Monday, Jan. 07, 1952

Dead or Alive

The lively Italian art world likes nothing better than a slug-and-slam free-for-all. Last week Italian artists were having the time of their lives. The occasion: the big government-run Rome Quadriennale, after the Venice Biennale Italy's most important art show.

Quadriennale officials, with 90 million lire ($145,000) to spend, set out to make this year's show the biggest & best ever, took over Rome's sprawling marble Palazzo delle Esposizioni to house it. To fill the 2 1/2 kilometers of wall space they arranged a big retrospective of 19th and 20th century Italian art, asked Italy's 250 top painters and sculptors to send an average of four works apiece, issued a blanket invitation to every other brush and chisel wielder in Italy to try his luck with the show's jury.
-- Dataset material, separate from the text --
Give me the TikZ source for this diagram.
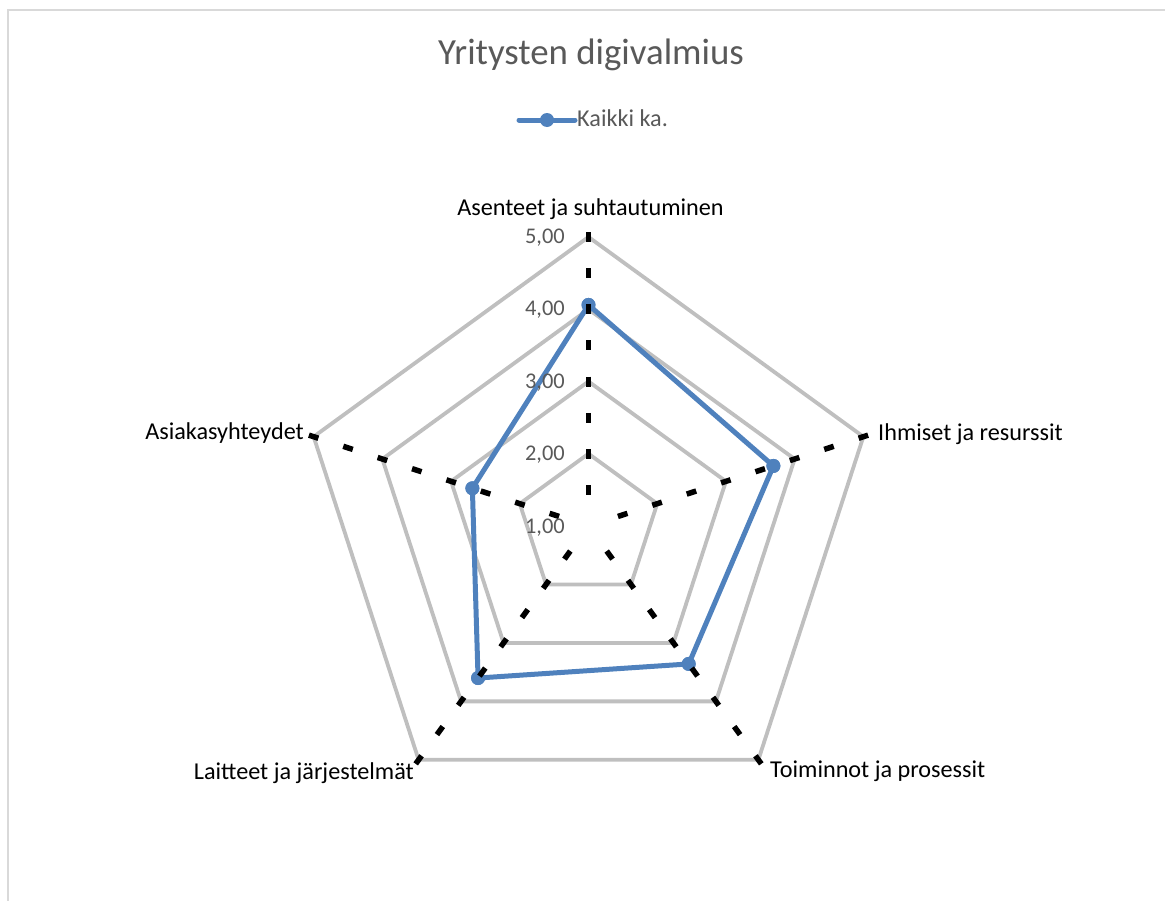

Almost immediately, artists began drafting manifestoes denouncing the show as reactionary. Half the invited big names, including Painters Giorgio Morandi, Massimo Campigli, Renzo Vespignani and Sculptor Marino Marini, flatly refused to exhibit, and 50 of them dispatched a violently worded protest. Their big objection: the Quadriennale, traditionally a show of contemporary art, was devoting entirely too much space to the works of the dead. Countered exhibit officials: "After so much modern art, the visitor needs a hall or two in which to rest. To reproach us for this is like reproaching an exhibition for having a bar."

The show finally got under way, two weeks late. Despite the boycott and an abundance of mediocre canvases by what critics blasted as "pathetically stubborn anonymous youngsters" and "wall swallowers," there was still some topflight work among the 2,000 sculptures, paintings and drawings. Roman Sculptor Pericle Fazzini displayed a handsome streamlined angel, Milanese Sculptor Giacomo Manzu a series of 25 brilliant figure sketches for works in bronze. Among the pictures were powerful drawings of fishermen by Roman Marcello Muccini, several robustly expressionist nudes by Fausto Pirandello, son of Playwright Luigi Pirandello, and a half-gallery of ex-Surrealist Giorgio de Chirico's latest neoclassical horses, nudes and knights in armor.

At week's end the excitement was dying down a bit. The government, apparently bearing no grudge for the snubs, had issued invitations to 50 of the dissident artists to exhibit in the Venice Biennale, scheduled to open this June.